- Mo 26. Nov 2007, 13:09
#403069
... meine Lieblings- Tageszeitung "Berliner Zeitung" schreibt heute - 26.11.07 - dazu:
Miss Piggy war der bessere Pirat!
ProSieben erleidet Schiffbruch mit "Die Schatzinsel"
Jens Balzer
Kläglich gekentert ist die alte Privatfernsehfregatte ProSieben bei dem an und für sich begrüßenswerten Versuch, einen berühmten Stoff der Seefahrtsliteratur neu zu verfilmen. Robert Louis Stevensons "Die Schatzinsel" erzählt die Geschichte des jungen Jim Hawkins, der in der Kiste eines toten Seemanns eine Schatzkarte findet und sich mit der Hilfe eines Barons auf gefährliche Schiffsreise von Bristol in die Südsee begibt; als sie die Schatzinsel endlich erreichen, entpuppt sich ihre Besatzung als Piratenbande .

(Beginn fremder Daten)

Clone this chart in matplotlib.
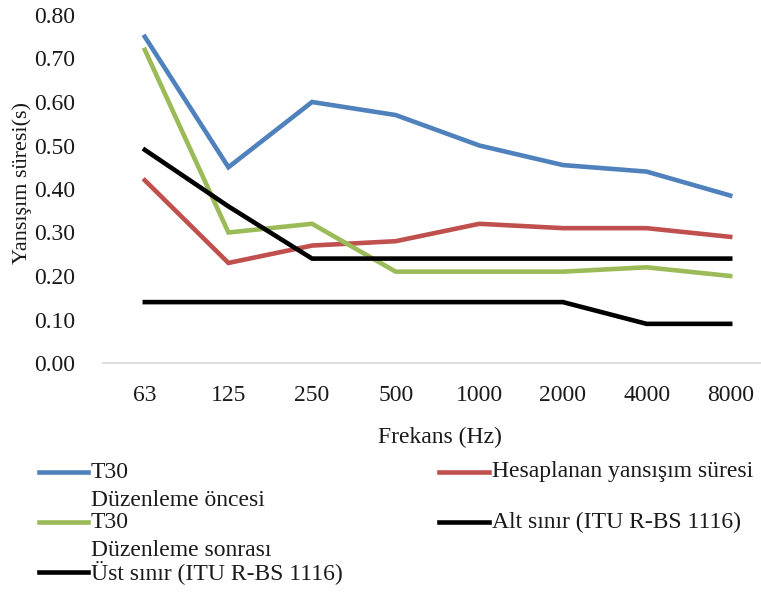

"Die Schatzinsel" ist ein spannendes, komplexes, vor allem aber: beglückend gut gedichtetes Buch, dessen Lektüre immer wieder von neuem lohnt; die schönste deutsche Übersetzung ist jene von Friedhelm Rathjen, die die kunstvoll antiquierte Seefahrersprache ironisch-wortgetreu überträgt. Gegen solchen Lesegenuss - und die psychologische und metaphorische Tiefe, mit der Stevenson seine Figuren versieht - verblasst jede Kino- oder Fernsehbebilderung. Dennoch gibt es unter den über 50 Verfilmungen einige, die lohnen: die quietschbunte Disney-Variante von 1950 oder der 1972er Film mit Orson Welles als Pirat; am schönsten und intelligentesten ist zweifellos "Die Muppets-Schatzinsel" aus dem Jahr 1996 mit Kermit, dem Frosch, als Kapitän.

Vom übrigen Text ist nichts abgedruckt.